EXERCISE –
Repeat the listing exactly as given, omitting every image.

INPUT ROWS –
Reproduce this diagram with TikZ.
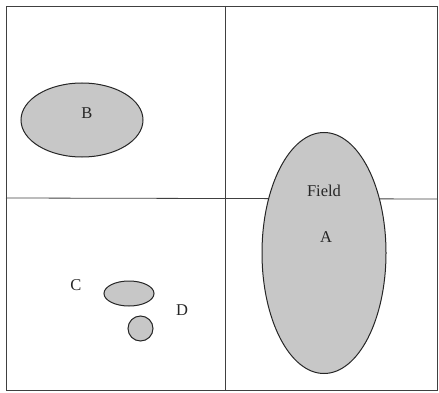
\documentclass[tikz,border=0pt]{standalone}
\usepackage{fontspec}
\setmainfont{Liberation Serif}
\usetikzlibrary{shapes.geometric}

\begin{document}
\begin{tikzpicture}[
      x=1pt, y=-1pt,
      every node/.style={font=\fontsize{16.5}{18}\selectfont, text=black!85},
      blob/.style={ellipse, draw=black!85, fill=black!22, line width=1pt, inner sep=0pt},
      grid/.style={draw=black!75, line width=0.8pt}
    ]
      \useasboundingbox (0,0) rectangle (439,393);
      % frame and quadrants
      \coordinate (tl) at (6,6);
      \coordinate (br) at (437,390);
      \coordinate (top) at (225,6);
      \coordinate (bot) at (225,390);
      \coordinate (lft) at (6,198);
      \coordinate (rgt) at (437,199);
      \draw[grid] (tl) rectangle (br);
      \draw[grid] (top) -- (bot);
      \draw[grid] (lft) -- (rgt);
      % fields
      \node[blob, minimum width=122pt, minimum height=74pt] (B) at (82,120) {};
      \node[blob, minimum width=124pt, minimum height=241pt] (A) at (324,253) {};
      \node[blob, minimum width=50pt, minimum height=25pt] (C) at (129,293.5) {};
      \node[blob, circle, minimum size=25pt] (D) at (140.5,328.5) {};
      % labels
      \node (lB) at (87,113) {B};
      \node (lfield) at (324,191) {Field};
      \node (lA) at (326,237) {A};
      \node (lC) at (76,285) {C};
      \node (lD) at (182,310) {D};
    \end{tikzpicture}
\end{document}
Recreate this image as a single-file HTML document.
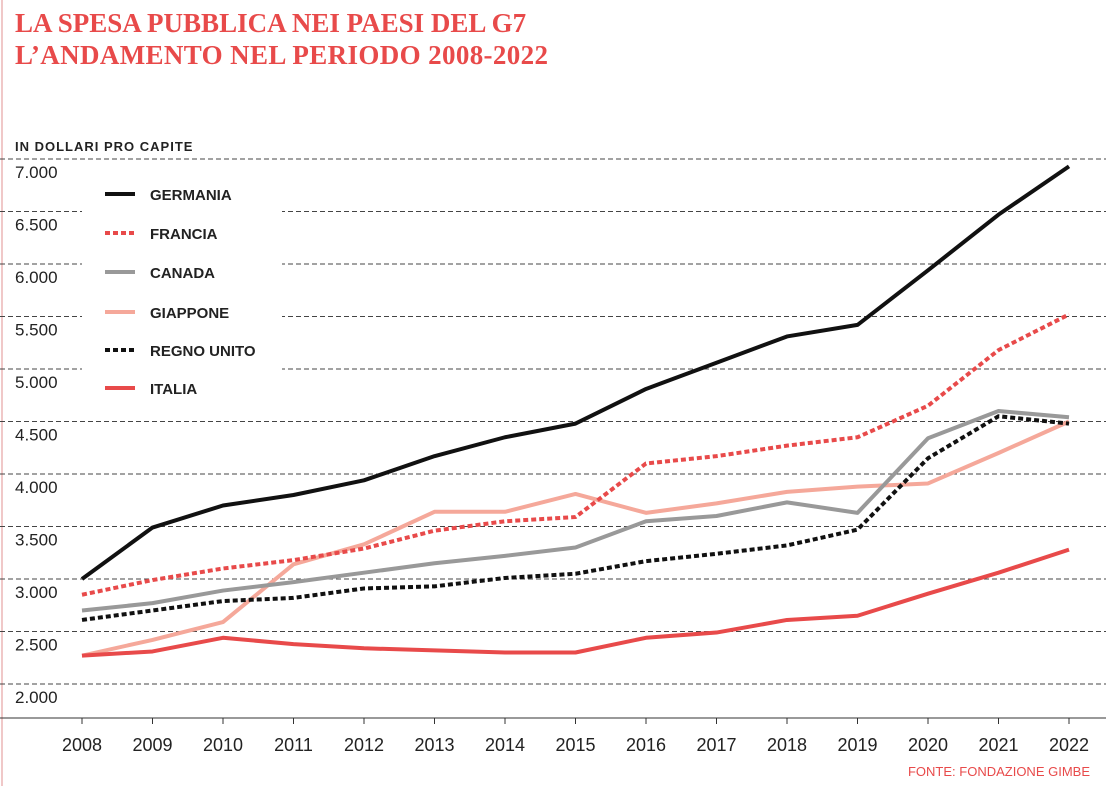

FULL OUTPUT –
Reproduce this diagram with TikZ.
\documentclass[tikz,border=0pt]{standalone}
\usepackage{fontspec}
\setmainfont{Liberation Serif}
\usetikzlibrary{shapes.geometric}

\begin{document}
\begin{tikzpicture}[
      x=1pt, y=-1pt,
      every node/.style={font=\fontsize{16.5}{18}\selectfont, text=black!85},
      blob/.style={ellipse, draw=black!85, fill=black!22, line width=1pt, inner sep=0pt},
      grid/.style={draw=black!75, line width=0.8pt}
    ]
      \useasboundingbox (0,0) rectangle (439,393);
      % frame and quadrants
      \coordinate (tl) at (6,6);
      \coordinate (br) at (437,390);
      \coordinate (top) at (225,6);
      \coordinate (bot) at (225,390);
      \coordinate (lft) at (6,198);
      \coordinate (rgt) at (437,199);
      \draw[grid] (tl) rectangle (br);
      \draw[grid] (top) -- (bot);
      \draw[grid] (lft) -- (rgt);
      % fields
      \node[blob, minimum width=122pt, minimum height=74pt] (B) at (82,120) {};
      \node[blob, minimum width=124pt, minimum height=241pt] (A) at (324,253) {};
      \node[blob, minimum width=50pt, minimum height=25pt] (C) at (129,293.5) {};
      \node[blob, circle, minimum size=25pt] (D) at (140.5,328.5) {};
      % labels
      \node (lB) at (87,113) {B};
      \node (lfield) at (324,191) {Field};
      \node (lA) at (326,237) {A};
      \node (lC) at (76,285) {C};
      \node (lD) at (182,310) {D};
    \end{tikzpicture}
\end{document}
Recreate this image as a single-file HTML document.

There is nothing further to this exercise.